Diegoaelurus vanvalkenburghae was small in stature, with a size comparable to a fossa. The holotype fossils (SDSNH 38343) consists of a mandible and well preserved dentition. Its discovery has made paleontologists question whether this group's extinction was caused due to the large faunal turnover during the transitional period between middle and late Eocene. This creature as well as its subfamily were some of the first predatory saber toothed mammals to have evolved, 30 million years before the Machairodontinae (saber-toothed cats) evolved in the Miocene. Due to the lack of remains, there is questioning to these animals ecological niches. However, there are good remains from Machaeroides eothen that support a hypercarnivorous lifestyle for the group. D. vanvalkenburghae was one of the last surviving members of its subfamily.

==Classification==
The phylogenetic relationships of genus Diegoaelurus are shown in the following cladogram:

==Extinction==
Diegoaelurus along with all the members of its subfamily died out in the middle Eocene, which may be linked to the significant faunal overturn during the transition period between the middle and late Eocene. Some have argued that the cause of their extinction was due to potential competition with nimravids, other experts don’t agree with this, as the excellent North American fossil record indicates oxyaenids were declining before the appearance of the replacement taxa such as nimravids. In addition, the youngest records of machaeroidines predate the oldest records of nimravids.

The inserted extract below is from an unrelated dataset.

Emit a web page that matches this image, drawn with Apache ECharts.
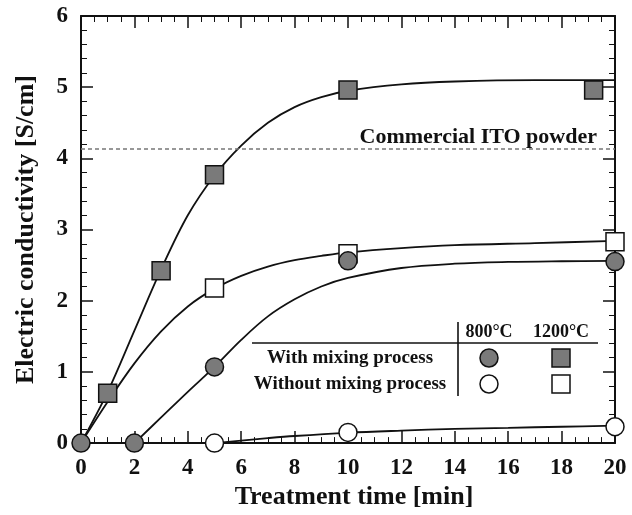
<!DOCTYPE html>
<html>
<head>
<meta charset="utf-8">
<script src="https://cdn.jsdelivr.net/npm/echarts@6/dist/echarts.min.js"></script>
<style>
  html, body { margin: 0; padding: 0; background: #fff; }
  #chart { width: 632px; height: 515px; }
</style>
</head>
<body>
<div id="chart"></div>
<script>
// measured points [time (min), conductivity (S/cm)]
const circ800Mix = [[0, 0], [2, 0], [5, 1.07], [10, 2.56], [20, 2.55]]
const circ800NoMix = [[5, 0], [10, 0.15], [20, 0.23]]
const sq1200Mix = [[1, 0.7], [3, 2.42], [5, 3.77], [10, 4.96], [19.2, 4.96]]
const sq1200NoMix = [[5, 2.18], [10, 2.66], [20, 2.83]]

// fitted curves (flat parts before the rise sit on the x axis)
const fit1200Mix = [[0, 0], [1, 0.72], [2, 1.58], [3, 2.44], [4, 3.2], [5, 3.76], [6, 4.18], [7, 4.5],
  [8, 4.72], [9, 4.86], [10, 4.95], [12, 5.04], [14, 5.08], [17, 5.1], [20, 5.1]]
const fit1200NoMix = [[0, 0], [1, 0.58], [2, 1.12], [3, 1.57], [4, 1.92], [5, 2.17], [6, 2.35], [7, 2.48],
  [8, 2.57], [9, 2.63], [10, 2.68], [12, 2.74], [14, 2.78], [17, 2.81], [20, 2.84]]
const fit800Mix = [[0, 0], [2, 0], [3, 0.36], [4, 0.72], [5, 1.07], [6, 1.45], [7, 1.78], [8, 2.02],
  [9, 2.2], [10, 2.32], [12, 2.46], [14, 2.52], [16, 2.545], [18, 2.555], [20, 2.56]]
const fit800NoMix = [[0, 0], [5, 0], [6, 0.035], [7, 0.07], [8, 0.1], [10, 0.145], [12, 0.175],
  [14, 0.2], [16, 0.215], [18, 0.23], [20, 0.245]]

const itoLevel = 4.13
const itoLabel = 'Commercial ITO powder'
const rowLabels = ['With mixing process', 'Without mixing process']
const colLabels = ['800°C', '1200°C']

const SERIF = '"Liberation Serif", "DejaVu Serif", serif'
const GRAY = '#7a7a7a'
const INK = '#111'

const chart = echarts.init(document.getElementById('chart'))

// split a fitted curve into the flat run on the axis (straight) and the rising part (smoothed)
function curve(data, extra) {
  let k = 0
  while (k + 1 < data.length && data[k + 1][1] === 0) k++
  const out = []
  if (k > 0) {
    out.push({
      type: 'line', data: data.slice(0, k + 1), showSymbol: false, silent: true, z: 2,
      lineStyle: { color: INK, width: 1.8 },
    })
  }
  out.push(Object.assign({
    type: 'line',
    data: data.slice(k),
    smooth: 0.35,
    showSymbol: false,
    silent: true,
    z: 2,
    lineStyle: { color: INK, width: 1.8 },
  }, extra || {}))
  return out
}

function dots(data, symbol, fill) {
  return {
    type: 'scatter',
    data: data,
    symbol: symbol,
    symbolSize: 18,
    clip: false,
    z: 4,
    itemStyle: { color: fill, borderColor: INK, borderWidth: 1.5, opacity: 1 },
  }
}

const axisCommon = {
  min: 0,
  axisLine: { show: true, onZero: false, lineStyle: { color: INK, width: 2 } },
  axisTick: { show: true, inside: true, length: 12, lineStyle: { color: INK, width: 1.5 } },
  minorTick: { show: true, length: 6, lineStyle: { color: INK, width: 1 } },
  splitLine: { show: false },
}

// legend table
const tblLeft = 252, tblRight = 598, tblRule = 343, tblDiv = 458
const colX = [489, 561], rowY = [358, 384], headY = 332
const legendEls = [
  { type: 'line', shape: { x1: tblLeft, y1: tblRule, x2: tblRight, y2: tblRule }, style: { stroke: INK, lineWidth: 1.6 } },
  { type: 'line', shape: { x1: tblDiv, y1: 322, x2: tblDiv, y2: 396 }, style: { stroke: INK, lineWidth: 1.6 } },
]
colLabels.forEach((t, i) => legendEls.push({
  type: 'text', x: colX[i], y: headY,
  style: { text: t, font: 'bold 18px ' + SERIF, fill: INK, align: 'center', verticalAlign: 'middle' },
}))
rowLabels.forEach((t, i) => legendEls.push({
  type: 'text', x: 350, y: rowY[i],
  style: { text: t, font: 'bold 19px ' + SERIF, fill: INK, align: 'center', verticalAlign: 'middle' },
}))
rowY.forEach((y, i) => {
  const fill = i === 0 ? GRAY : '#fff'
  legendEls.push({ type: 'circle', shape: { cx: colX[0], cy: y, r: 9 }, style: { fill: fill, stroke: INK, lineWidth: 1.5 } })
  legendEls.push({ type: 'rect', shape: { x: colX[1] - 9, y: y - 9, width: 18, height: 18 }, style: { fill: fill, stroke: INK, lineWidth: 1.5 } })
})

const option = {
  animation: false,
  backgroundColor: '#fff',
  grid: { left: 81, right: 17, top: 16, bottom: 71 },
  xAxis: [
    Object.assign({}, axisCommon, {
      type: 'value', max: 20, interval: 2, position: 'bottom',
      minorTick: Object.assign({}, axisCommon.minorTick, { splitNumber: 4 }),
      axisLabel: { fontFamily: SERIF, fontWeight: 'bold', fontSize: 23, color: INK, margin: 13 },
      name: 'Treatment time [min]', nameLocation: 'middle', nameGap: 38,
      nameTextStyle: { fontFamily: SERIF, fontWeight: 'bold', fontSize: 26, color: INK, padding: [0, 0, 0, 12] },
    }),
    Object.assign({}, axisCommon, {
      type: 'value', max: 20, interval: 2, position: 'top',
      minorTick: Object.assign({}, axisCommon.minorTick, { splitNumber: 4 }),
      axisLabel: { show: false },
    }),
  ],
  yAxis: [
    Object.assign({}, axisCommon, {
      type: 'value', max: 6, interval: 1, position: 'left',
      minorTick: Object.assign({}, axisCommon.minorTick, { splitNumber: 5 }),
      axisLabel: { fontFamily: SERIF, fontWeight: 'bold', fontSize: 23, color: INK, margin: 13 },
      name: 'Electric conductivity [S/cm]', nameLocation: 'middle', nameGap: 42,
      nameTextStyle: { fontFamily: SERIF, fontWeight: 'bold', fontSize: 26, color: INK },
    }),
    Object.assign({}, axisCommon, {
      type: 'value', max: 6, interval: 1, position: 'right',
      minorTick: Object.assign({}, axisCommon.minorTick, { splitNumber: 5 }),
      axisLabel: { show: false },
    }),
  ],
  graphic: legendEls,
  series: [].concat(
    curve(fit1200Mix, {
      markLine: {
        silent: true,
        symbol: 'none',
        lineStyle: { color: '#777', type: [4, 3], width: 1.5 },
        label: {
          show: true, position: 'insideEndTop', distance: [18, 1],
          formatter: itoLabel,
          fontFamily: SERIF, fontWeight: 'bold', fontSize: 22, color: INK,
        },
        data: [{ yAxis: itoLevel }],
      },
    }),
    curve(fit1200NoMix),
    curve(fit800Mix),
    curve(fit800NoMix),
    [
      dots(sq1200NoMix, 'rect', '#fff'),
      dots(sq1200Mix, 'rect', GRAY),
      dots(circ800NoMix, 'circle', '#fff'),
      dots(circ800Mix, 'circle', GRAY),
    ]
  ),
}

chart.setOption(option)
</script>
</body>
</html>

Instead, their extinction was likely due to the changing climate. During the last 10 million years of the Eocene (43 to 33 Ma), the planet transitioned from a warm moist tropical world to a cooler, seasonally arid one. Because of their low mobility, as well as preference for closed habitats, oxyaenids couldn’t adapt to the more open, temperate forests. Once oxyaenids went extinct, their ecological niche was filled by the nimravids, a family of saber-toothed mammals that belonged to the group Feliformia, as well as hyaenodonts, amphicyonids, and early canids.